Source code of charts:

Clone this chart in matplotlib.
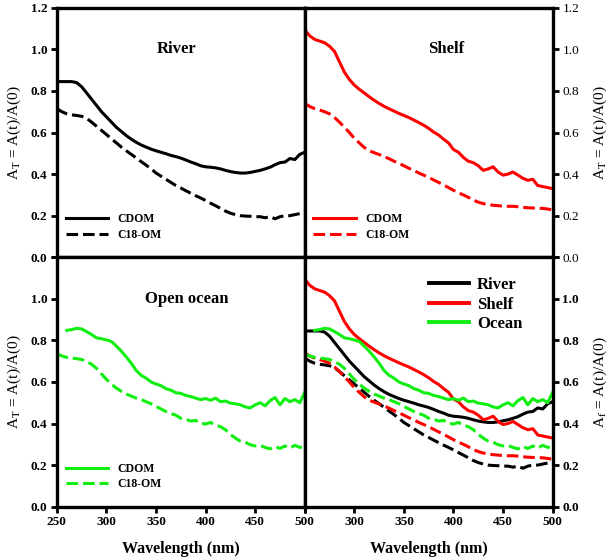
import matplotlib
matplotlib.use('Agg')
import matplotlib.pyplot as plt
import numpy as np

plt.rcParams['font.family'] = ['Liberation Serif', 'DejaVu Serif']
plt.rcParams['mathtext.fontset'] = 'stix'

# wavelengths (nm)
wl = np.arange(250, 501, 5)
wl_ocean_cdom = np.arange(260, 501, 5)

river_cdom = [0.845, 0.845, 0.845, 0.845, 0.84, 0.82, 0.79, 0.76, 0.73, 0.70,
              0.675, 0.65, 0.625, 0.605, 0.585, 0.568, 0.553, 0.54, 0.53, 0.52,
              0.512, 0.505, 0.498, 0.49, 0.484, 0.477, 0.468, 0.458, 0.45, 0.44,
              0.435, 0.433, 0.43, 0.425, 0.418, 0.412, 0.408, 0.405, 0.405, 0.408,
              0.413, 0.418, 0.425, 0.433, 0.445, 0.455, 0.458, 0.475, 0.47, 0.495,
              0.505]
river_c18 = [0.715, 0.70, 0.69, 0.685, 0.682, 0.678, 0.668, 0.65, 0.63, 0.61,
             0.59, 0.57, 0.55, 0.53, 0.512, 0.495, 0.478, 0.46, 0.443, 0.425,
             0.405, 0.39, 0.375, 0.36, 0.345, 0.333, 0.32, 0.308, 0.296, 0.285,
             0.273, 0.26, 0.248, 0.235, 0.222, 0.212, 0.205, 0.2, 0.198, 0.197,
             0.195, 0.195, 0.19, 0.195, 0.185, 0.195, 0.2, 0.2, 0.205, 0.21,
             0.212]
shelf_cdom = [1.094, 1.065, 1.048, 1.04, 1.032, 1.015, 0.99, 0.94, 0.89, 0.855,
              0.828, 0.808, 0.79, 0.772, 0.755, 0.74, 0.726, 0.714, 0.703, 0.692,
              0.682, 0.672, 0.66, 0.648, 0.635, 0.62, 0.602, 0.588, 0.568, 0.55,
              0.518, 0.505, 0.48, 0.462, 0.455, 0.44, 0.418, 0.425, 0.435, 0.41,
              0.395, 0.40, 0.41, 0.395, 0.38, 0.37, 0.375, 0.345, 0.34, 0.335,
              0.33]
shelf_c18 = [0.74, 0.725, 0.715, 0.708, 0.70, 0.69, 0.672, 0.65, 0.625, 0.60,
             0.572, 0.55, 0.528, 0.512, 0.503, 0.494, 0.485, 0.474, 0.462, 0.452,
             0.44, 0.428, 0.418, 0.405, 0.395, 0.384, 0.372, 0.36, 0.348, 0.335,
             0.322, 0.31, 0.30, 0.288, 0.275, 0.265, 0.258, 0.254, 0.25, 0.248,
             0.246, 0.245, 0.245, 0.243, 0.24, 0.238, 0.237, 0.236, 0.235, 0.232,
             0.228]
ocean_cdom = [0.848, 0.852, 0.858, 0.855, 0.842, 0.828, 0.812, 0.808, 0.802, 0.795,
              0.772, 0.748, 0.72, 0.69, 0.655, 0.632, 0.618, 0.60, 0.59, 0.582,
              0.568, 0.56, 0.548, 0.545, 0.535, 0.53, 0.522, 0.515, 0.52, 0.512,
              0.522, 0.505, 0.508, 0.498, 0.495, 0.49, 0.48, 0.475, 0.49, 0.50,
              0.485, 0.51, 0.525, 0.49, 0.52, 0.505, 0.515, 0.50, 0.55]
ocean_c18 = [0.735, 0.725, 0.718, 0.715, 0.712, 0.708, 0.698, 0.685, 0.665, 0.638,
             0.612, 0.59, 0.57, 0.555, 0.542, 0.532, 0.522, 0.515, 0.505, 0.495,
             0.482, 0.47, 0.458, 0.448, 0.44, 0.425, 0.42, 0.412, 0.415, 0.40,
             0.398, 0.405, 0.392, 0.385, 0.37, 0.348, 0.33, 0.315, 0.31, 0.298,
             0.292, 0.295, 0.285, 0.278, 0.29, 0.28, 0.292, 0.282, 0.295, 0.285,
             0.29]

RED = '#ff0000'
GREEN = '#11ee11'
BLACK = '#000000'
LW = 2.2
DASH = (0, (3.8, 1.6))

fig = plt.figure(figsize=(6.12, 5.58), dpi=100)
w, h = 0.405, 0.447
ax_tl = fig.add_axes([0.093, 0.539, w, h])
ax_tr = fig.add_axes([0.498, 0.539, w, h])
ax_bl = fig.add_axes([0.093, 0.092, w, h])
ax_br = fig.add_axes([0.498, 0.092, w, h])

yticks = [0.0, 0.2, 0.4, 0.6, 0.8, 1.0, 1.2]
xticks = [250, 300, 350, 400, 450, 500]

for ax in [ax_tl, ax_tr, ax_bl, ax_br]:
    ax.set_xlim(250, 500)
    ax.set_ylim(0, 1.2)
    ax.set_xticks(xticks)
    ax.set_yticks(yticks)
    for s in ax.spines.values():
        s.set_linewidth(2.4)
    ax.tick_params(direction='out', length=4, width=2, labelsize=9.5, pad=3)
    for lab in ax.get_xticklabels() + ax.get_yticklabels():
        lab.set_fontweight('bold')

# y axis placement
for ax in [ax_tr, ax_br]:
    ax.yaxis.tick_right()
    ax.yaxis.set_label_position('right')
for ax in [ax_tl, ax_tr]:
    ax.set_xticklabels([])
for ax in [ax_bl, ax_br]:
    ax.set_yticklabels(['0.0', '0.2', '0.4', '0.6', '0.8', '1.0', ''], fontweight='bold')
    ax.set_xlabel('Wavelength (nm)', fontsize=11.5, fontweight='bold', labelpad=9)
ax_br.set_xticklabels(['', '300', '350', '400', '450', '500'], fontweight='bold')

ylab = 'A$_{\\rm T}$ = A(t)/A(0)'
ax_tl.set_ylabel(ylab, fontsize=11, labelpad=5)
ax_bl.set_ylabel(ylab, fontsize=11, labelpad=5)
ax_tr.set_ylabel(ylab, fontsize=11, labelpad=9, rotation=90)
ax_br.set_ylabel('A$_{\\rm f}$ = A(t)/A(0)', fontsize=11, labelpad=9, rotation=90)

# single panels
panels = [(ax_tl, 'River', BLACK, wl, river_cdom, wl, river_c18, 371),
          (ax_tr, 'Shelf', RED, wl, shelf_cdom, wl, shelf_c18, 393),
          (ax_bl, 'Open ocean', GREEN, wl_ocean_cdom, ocean_cdom, wl, ocean_c18, 381)]
for ax, title, col, x1, y1, x2, y2, tx in panels:
    ax.plot(x1, y1, color=col, lw=LW, label='CDOM')
    ax.plot(x2, y2, color=col, lw=LW, ls=DASH, label='C18-OM')
    ax.text(tx, 1.0, title, fontsize=12, fontweight='bold', ha='center', va='center')
    ax.legend(loc='lower left', bbox_to_anchor=(0.035, 0.065), frameon=False,
              borderaxespad=0, borderpad=0, handlelength=3.6, handletextpad=0.8,
              labelspacing=0.3, prop={'weight': 'bold', 'size': 8.5})

# combined panel
for col, x1, y1, x2, y2, name in [(BLACK, wl, river_cdom, wl, river_c18, 'River'),
                                   (RED, wl, shelf_cdom, wl, shelf_c18, 'Shelf'),
                                   (GREEN, wl_ocean_cdom, ocean_cdom, wl, ocean_c18, 'Ocean')]:
    ax_br.plot(x1, y1, color=col, lw=LW, label=name)
    ax_br.plot(x2, y2, color=col, lw=LW, ls=DASH)
leg = ax_br.legend(loc='upper left', bbox_to_anchor=(0.5, 0.92), frameon=False,
                   borderaxespad=0, borderpad=0, handlelength=2.4, handletextpad=0.5,
                   labelspacing=0.2, prop={'weight': 'bold', 'size': 12})
for line in leg.get_lines():
    line.set_linewidth(2.8)

plt.savefig('out.png', dpi=100)
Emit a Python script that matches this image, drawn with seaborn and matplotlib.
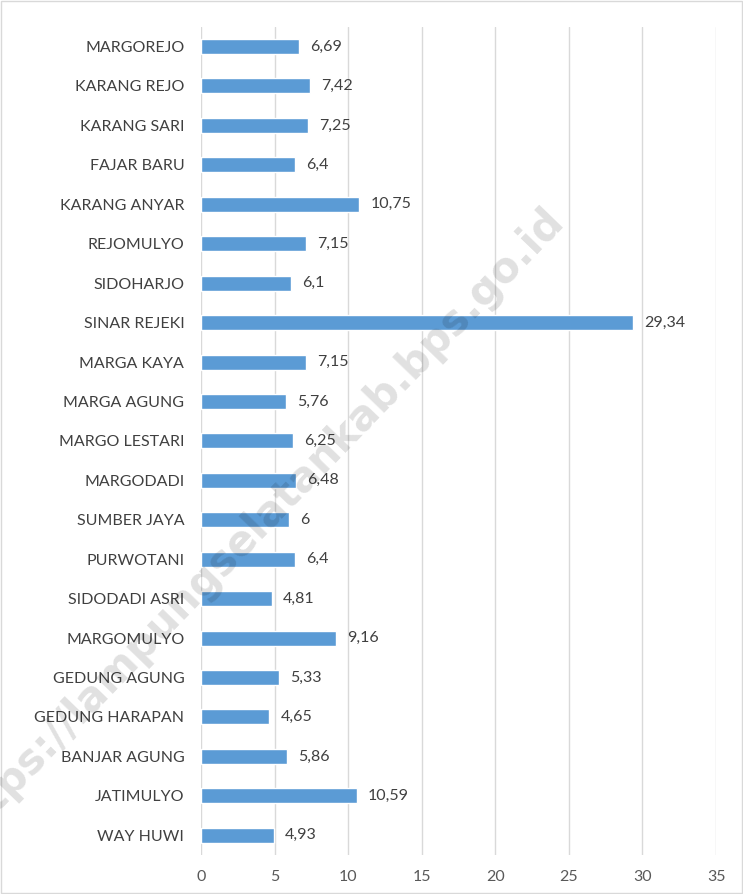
import matplotlib
matplotlib.use("Agg")
import matplotlib.pyplot as plt
import seaborn as sns
import pandas as pd

# desa / kelurahan, top to bottom as shown
desa = ["MARGOREJO", "KARANG REJO", "KARANG SARI", "FAJAR BARU", "KARANG ANYAR",
        "REJOMULYO", "SIDOHARJO", "SINAR REJEKI", "MARGA KAYA", "MARGA AGUNG",
        "MARGO LESTARI", "MARGODADI", "SUMBER JAYA", "PURWOTANI", "SIDODADI ASRI",
        "MARGOMULYO", "GEDUNG AGUNG", "GEDUNG HARAPAN", "BANJAR AGUNG",
        "JATIMULYO", "WAY HUWI"]
nilai = [6.69, 7.42, 7.25, 6.4, 10.75, 7.15, 6.1, 29.34, 7.15, 5.76,
         6.25, 6.48, 6.0, 6.4, 4.81, 9.16, 5.33, 4.65, 5.86, 10.59, 4.93]
x_ticks = [0, 5, 10, 15, 20, 25, 30, 35]

df = pd.DataFrame({"desa": desa, "nilai": nilai})

sns.set_style("white")
plt.rcParams["font.family"] = ["Lato", "DejaVu Sans"]

fig = plt.figure(figsize=(7.43, 8.94), dpi=100)
ax = fig.add_axes([0.2705, 0.0436, 0.6932, 0.9264])

sns.barplot(data=df, x="nilai", y="desa", orient="h", color="#5B9BD5",
            saturation=1, width=0.38, ax=ax, zorder=3)

# value labels with comma decimals
labels = [f"{v:g}".replace(".", ",") for v in nilai]
ax.bar_label(ax.containers[0], labels=labels, padding=8, fontsize=11.5,
             color="#404040")

ax.set_xlim(0, 35)
ax.set_xticks(x_ticks)
ax.set_xticklabels([str(t) for t in x_ticks], fontsize=11.5, color="#595959")
ax.tick_params(axis="x", length=0, pad=11)
ax.tick_params(axis="y", length=0, pad=12, labelsize=11.5, labelcolor="#404040")
ax.set_xlabel("")
ax.set_ylabel("")
ax.xaxis.grid(True, color="#d9d9d9", linewidth=1, zorder=0)
ax.yaxis.grid(False)
for s in ax.spines.values():
    s.set_visible(False)

# watermark (partly cut off at the left edge, as in the source)
fig.text(0.343, 0.412, "https://lampungselatankab.bps.go.id", fontsize=30,
         fontweight="bold", color="#000000", alpha=0.12, rotation=46,
         ha="center", va="center", family="DejaVu Sans")

# outer frame
fig.patches.append(plt.Rectangle((0.001, 0.001), 0.998, 0.998,
                                 transform=fig.transFigure, fill=False,
                                 edgecolor="#d9d9d9", linewidth=1))

fig.savefig("out.png", dpi=100, facecolor="white")
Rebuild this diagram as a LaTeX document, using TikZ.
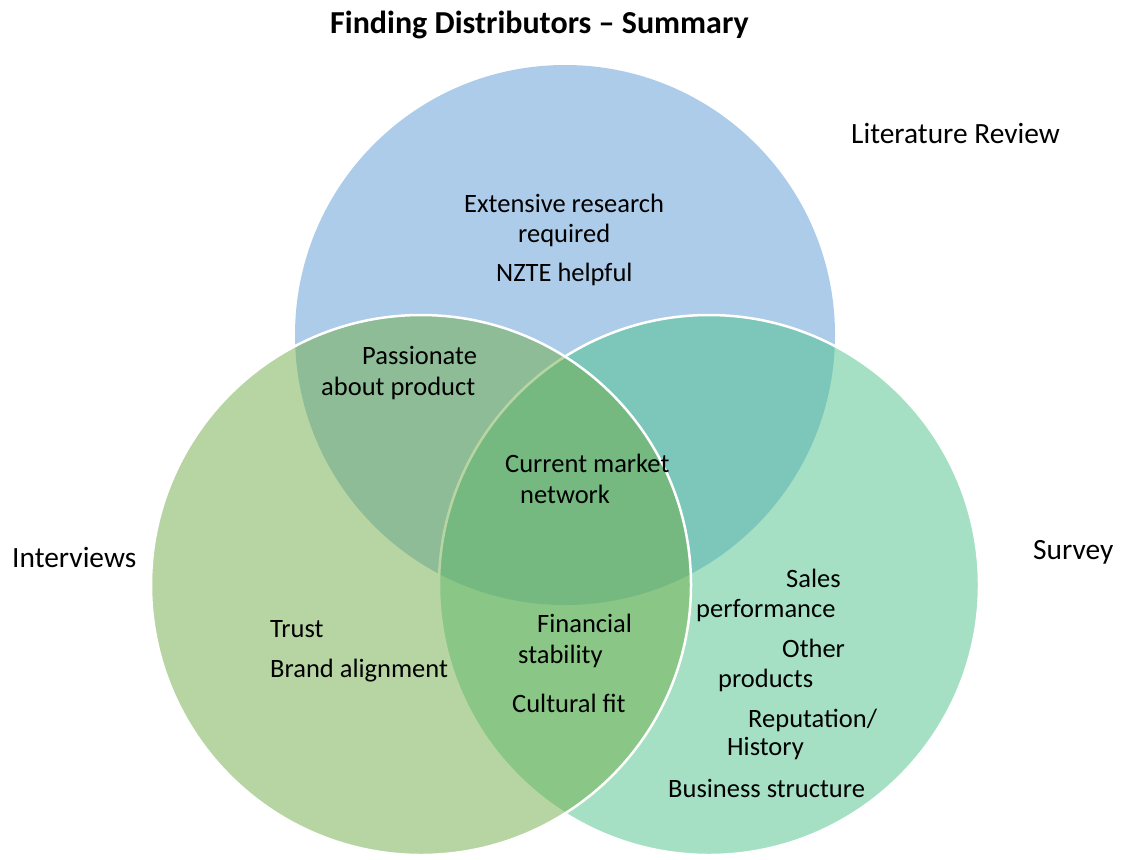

WORK TO COMPLETE:
Give again exactly the lines running from the beginning of the material above through the line that contains "wl_ocean_cdom = np.arange(260, 501, 5)", and leave out every picture.

TASK RESPONSE:
Clone this chart in matplotlib.
import matplotlib
matplotlib.use('Agg')
import matplotlib.pyplot as plt
import numpy as np

plt.rcParams['font.family'] = ['Liberation Serif', 'DejaVu Serif']
plt.rcParams['mathtext.fontset'] = 'stix'

# wavelengths (nm)
wl = np.arange(250, 501, 5)
wl_ocean_cdom = np.arange(260, 501, 5)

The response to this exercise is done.